Surprisingly, many Brits see themselves as having defeated the Germans in WWII only to lose the nation to them in peacetime.

“Though the Suez Crisis and imperial decline loom large in the imagination of Brexit, O’Toole writes that it’s ‘the war’ that is ‘crucial in structuring English feeling about the European Union.’ For half a century, English soccer fans have lamely taunted their more successful German counterparts by chanting that their country has won ‘two World Wars and one World Cup.’ Since the 1960s, comic books with names like CommandoWarlord, and Battle Picture Weekly have kept World War II alive in the minds of British boys with violent stories of ‘daring bomber raids over Germany, through close-combat jungle fighting against hard-as-nails Japanese, and depth-charge blasted submarine warfare, to hard-hitting battles across North Africa, Italy and northern Europe’.”

“Crucially, the equation of a ‘European superstate’ with a project of German domination is part of what O’Toole calls the ‘mental cartography’ of English conservatism. In 1989 Margaret Thatcher showed François Mitterand a map (taken out of her famous handbag) outlining German expansion under the Nazis, in order to demonstrate her misgivings about German reunification. On January 7 of this year, the pro-Remain Conservative MP Anna Soubry was forced to pause a live TV interview outside Parliament as protesters sang, ‘Soubry is a Nazi, Soubry is a Nazi la-la-la-la.’ The European Union is, to these people, just a stealthy way for the Germans to complete Hitler’s unfinished business.”

This sense of exceptionalism and superiority has even driven some to welcome a disastrous No Deal Brexit, which would generate shortages of many materials and significant economic disruption, as a means of regenerating the presumed more heroic British character of times past.

“On December 16, the former Brexit secretary Dominic Raab tweeted, ‘Remainers believe UK prosperity depends on its location, Brexiters believe UK prosperity depends on its character.’ Faith in Brexit does indeed seem to correlate with belief in the existence of national character, an innate and invariant set of shared qualities that apparently includes an aptitude for governance. On December 30 an editorial in London’s Sunday Times spluttered: ‘After more than four decades in the EU we are in danger of persuading ourselves that we have forgotten how to run the country by ourselves. A people who within living memory governed a quarter of the world’s land area and a fifth of its population is surely capable of governing itself without Brussels’.”

“The underside of nostalgia for an imperial past is a horror of finding the tables turned. For the more unhinged Brexiteers, leaving the EU takes on the character of a victorious army coming home with its spoils.”

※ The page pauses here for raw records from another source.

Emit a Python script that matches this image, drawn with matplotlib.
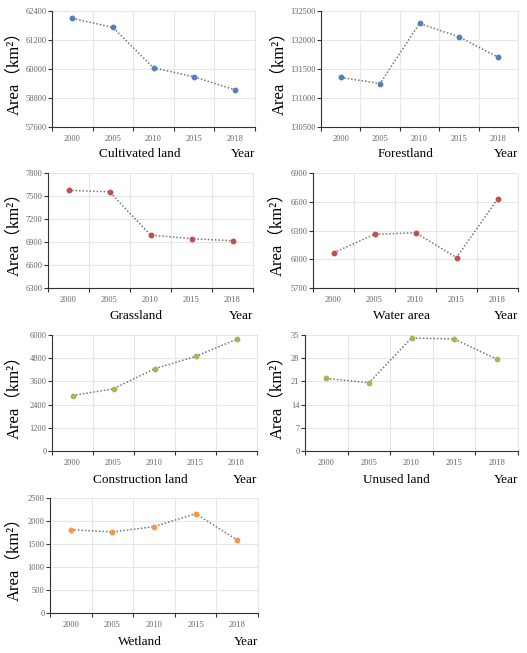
import numpy as np
import matplotlib
matplotlib.use("Agg")
from matplotlib import pyplot as plt
from matplotlib.ticker import FixedLocator

years = ["2000", "2005", "2010", "2015", "2018"]

cultivated = [62100, 61720, 60050, 59675, 59140]
forest = [131355, 131250, 132285, 132055, 131700]
grass = [7573, 7555, 6991, 6943, 6917]
water = [6067, 6260, 6277, 6018, 6627]
construction = [2870, 3216, 4254, 4893, 5775]
unused = [21.9, 20.6, 34.1, 33.8, 27.7]
wetland = [1812, 1761, 1877, 2159, 1587]

names = ["Cultivated land", "Forestland", "Grassland", "Water area",
         "Construction land", "Unused land", "Wetland"]
series = [cultivated, forest, grass, water, construction, unused, wetland]
yticks = [
    [57600, 58800, 60000, 61200, 62400],
    [130500, 131000, 131500, 132000, 132500],
    [6300, 6600, 6900, 7200, 7500, 7800],
    [5700, 6000, 6300, 6600, 6900],
    [0, 1200, 2400, 3600, 4800, 6000],
    [0, 7, 14, 21, 28, 35],
    [0, 500, 1000, 1500, 2000, 2500],
]
colors = ["#4F81BD", "#4F81BD", "#C0504D", "#C0504D",
          "#9BBB59", "#9BBB59", "#F79646"]

W, H = 527, 653
# left, right, top, bottom in pixels
boxes = [
    (52, 255, 11, 127),
    (321, 518, 11, 127),
    (48, 253, 173, 288),
    (313, 518, 173, 288),
    (52, 257, 335, 451),
    (305, 518, 335, 451),
    (50, 258, 498, 613),
]
label_y = [154, 154, 316, 316, 480, 480, 642]
ylab_x = [14, 279, 14, 277, 14, 277, 14]

serif = ["Liberation Serif", "Noto Sans CJK SC"]

fig = plt.figure(figsize=(W / 100, H / 100), dpi=100)

for i in range(7):
    l, r, t, b = boxes[i]
    ax = fig.add_axes([l / W, 1 - b / H, (r - l) / W, (b - t) / H])
    x = np.arange(len(years))
    ax.plot(x, series[i], linestyle=(0, (1, 1.3)), color="#777777", lw=1.1,
            zorder=3)
    ax.plot(x, series[i], "o", color=colors[i], ms=3.2, zorder=4)
    ax.set_xlim(-0.5, 4.5)
    ax.set_ylim(yticks[i][0], yticks[i][-1])
    ax.set_yticks(yticks[i])
    ax.xaxis.set_major_locator(FixedLocator(np.arange(-0.5, 5, 1)))
    ax.xaxis.set_minor_locator(FixedLocator(x))
    ax.set_xticklabels([])
    ax.set_xticklabels(years, minor=True)
    ax.tick_params(axis="x", which="major", length=3, width=0.8,
                   color="#333333", direction="out")
    ax.tick_params(axis="x", which="minor", length=0, pad=6,
                   labelsize=6, labelcolor="#666666")
    ax.tick_params(axis="y", length=3, width=0.8, color="#333333",
                   labelsize=6, labelcolor="#666666", pad=1)
    for lab in ax.get_xticklabels(minor=True) + ax.get_yticklabels():
        lab.set_family(serif)
    ax.grid(True, axis="y", color="#e6e6e6", lw=0.8)
    ax.grid(True, axis="x", which="major", color="#e6e6e6", lw=0.8)
    ax.spines["top"].set_visible(False)
    ax.spines["right"].set_color("#e6e6e6")
    ax.spines["left"].set_color("#333333")
    ax.spines["bottom"].set_color("#333333")
    ax.set_axisbelow(True)

    fig.text(ylab_x[i] / W, 1 - (t + b) / 2 / H, "Area（km²）",
             rotation=90, ha="center", va="center", fontsize=12,
             family=serif)
    fig.text((l + 0.43 * (r - l)) / W, 1 - label_y[i] / H, names[i],
             ha="center", va="center", fontsize=9.5, family=serif)
    fig.text(r / W, 1 - label_y[i] / H, "Year",
             ha="right", va="center", fontsize=9.5, family=serif)

fig.savefig("out.png", dpi=100)
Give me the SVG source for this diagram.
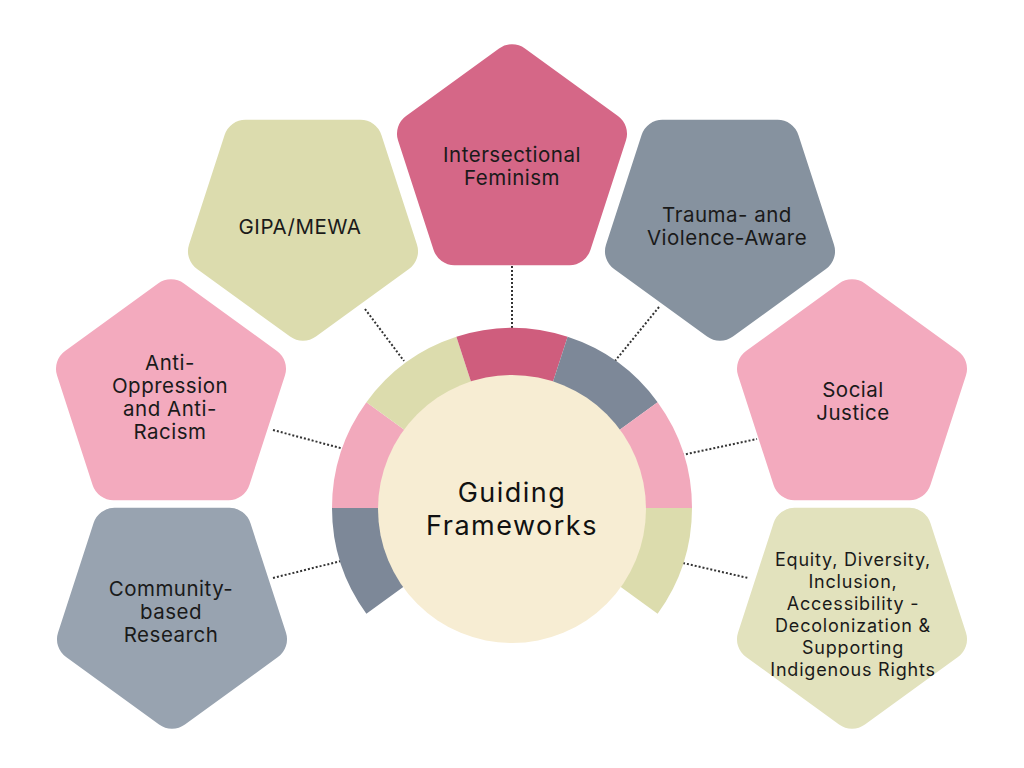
<svg xmlns="http://www.w3.org/2000/svg" xmlns:xlink="http://www.w3.org/1999/xlink" width="1024" height="768" viewBox="0 0 1024 768">
<style>
.lbl{font-family:Inter,"Noto Sans","Liberation Sans",sans-serif;font-size:20.5px;letter-spacing:0.5px;fill:#1a1a1a;text-anchor:middle}
.eq{font-size:18px;letter-spacing:0.8px}
.title{font-family:Inter,"Noto Sans","Liberation Sans",sans-serif;font-size:27px;letter-spacing:1.5px;fill:#111;text-anchor:middle}
.conn{stroke:#333;stroke-width:2;stroke-dasharray:2 2;fill:none}
</style>
<defs>
<path id="pent" d="M12.94,-115.6 L105.94,-48.03 A22 22 0 0 1 113.94,-23.41 L78.41,85.92 A22 22 0 0 1 57.47,101.13 L-57.47,101.13 A22 22 0 0 1 -78.41,85.92 L-113.94,-23.41 A22 22 0 0 1 -105.94,-48.03 L-12.94,-115.6 A22 22 0 0 1 12.94,-115.6 Z"/>
</defs>
<rect width="1024" height="768" fill="#fff"/>
<g id="connectors">
<line class="conn" x1="512" y1="266" x2="512" y2="328"/>
<line class="conn" x1="365" y1="309" x2="404" y2="361"/>
<line class="conn" x1="659" y1="307" x2="615" y2="361"/>
<line class="conn" x1="273" y1="430" x2="344" y2="449"/>
<line class="conn" x1="682" y1="455" x2="757" y2="439"/>
<line class="conn" x1="273" y1="578" x2="341" y2="561"/>
<line class="conn" x1="683" y1="563" x2="748" y2="578"/>
</g>
<g id="intersectional">
<use xlink:href="#pent" href="#pent" transform="translate(512,164)" fill="#D56787"/>
<text class="lbl" x="512" y="162"><tspan x="512" y="162">Intersectional</tspan><tspan x="512" y="185">Feminism</tspan></text>
</g>
<g id="gipa">
<use xlink:href="#pent" href="#pent" transform="translate(303,221) rotate(180)" fill="#DCDCAE"/>
<text class="lbl" x="300" y="234">GIPA/MEWA</text>
</g>
<g id="trauma">
<use xlink:href="#pent" href="#pent" transform="translate(720,221) rotate(180)" fill="#86929F"/>
<text class="lbl" x="727" y="222"><tspan x="727" y="222">Trauma- and</tspan><tspan x="727" y="245">Violence-Aware</tspan></text>
</g>
<g id="anti">
<use xlink:href="#pent" href="#pent" transform="translate(171,399)" fill="#F3AABE"/>
<text class="lbl" x="170" y="370"><tspan x="170" y="370">Anti-</tspan><tspan x="170" y="393">Oppression</tspan><tspan x="170" y="416">and Anti-</tspan><tspan x="170" y="439">Racism</tspan></text>
</g>
<g id="social">
<use xlink:href="#pent" href="#pent" transform="translate(852,399)" fill="#F3AABE"/>
<text class="lbl" x="853" y="397"><tspan x="853" y="397">Social</tspan><tspan x="853" y="420">Justice</tspan></text>
</g>
<g id="community">
<use xlink:href="#pent" href="#pent" transform="translate(172,609) rotate(180)" fill="#98A3B0"/>
<text class="lbl" x="171" y="596"><tspan x="171" y="596">Community-</tspan><tspan x="171" y="619">based</tspan><tspan x="171" y="642">Research</tspan></text>
</g>
<g id="equity">
<use xlink:href="#pent" href="#pent" transform="translate(852,609) rotate(180)" fill="#E2E2BD"/>
<text class="lbl eq" x="853" y="566"><tspan x="853" y="566">Equity, Diversity,</tspan><tspan x="853" y="588">Inclusion,</tspan><tspan x="853" y="610">Accessibility -</tspan><tspan x="853" y="632">Decolonization &amp;</tspan><tspan x="853" y="654">Supporting</tspan><tspan x="853" y="676">Indigenous Rights</tspan></text>
</g>
<g id="ring">
<path fill="#7D8898" d="M366.38,613.8 A180 180 0 0 1 332,508 L392,508 A120 120 0 0 0 414.92,578.54 Z"/>
<path fill="#F2A9BC" d="M332,508 A180 180 0 0 1 366.38,402.2 L414.92,437.46 A120 120 0 0 0 392,508 Z"/>
<path fill="#DCDCAD" d="M366.38,402.2 A180 180 0 0 1 456.38,336.8 L474.92,393.87 A120 120 0 0 0 414.92,437.46 Z"/>
<path fill="#CF5D7D" d="M456.38,336.8 A180 180 0 0 1 567.62,336.8 L549.08,393.87 A120 120 0 0 0 474.92,393.87 Z"/>
<path fill="#7D8898" d="M567.62,336.8 A180 180 0 0 1 657.62,402.2 L609.08,437.46 A120 120 0 0 0 549.08,393.87 Z"/>
<path fill="#F2A9BC" d="M657.62,402.2 A180 180 0 0 1 692,508 L632,508 A120 120 0 0 0 609.08,437.46 Z"/>
<path fill="#DCDCAD" d="M692,508 A180 180 0 0 1 657.62,613.8 L609.08,578.54 A120 120 0 0 0 632,508 Z"/>
</g>
<g id="center">
<circle cx="512" cy="509" r="134" fill="#F7EDD3"/>
<text class="title" x="512" y="502"><tspan x="512" y="502">Guiding</tspan><tspan x="512" y="535">Frameworks</tspan></text>
</g>
</svg>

The decline in importance of the UK as a nation produced a “deep sense of grievance and a high sense of superiority,” leading to the Brexit dilemma.  The US shares many of the characteristics, both historical and cultural, of the British.  As our influence and ability to dominate the world inevitably diminishes, we are also seeing arise a “deep sense of grievance and a high sense of superiority.”  Donald Trump feeds those emotions.  One can only hope that we will learn from the UK lesson to tame our ambitions and make them consistent with the changing world in which we live.  The US does not need an equivalent to the foolishness of Brexit in its future.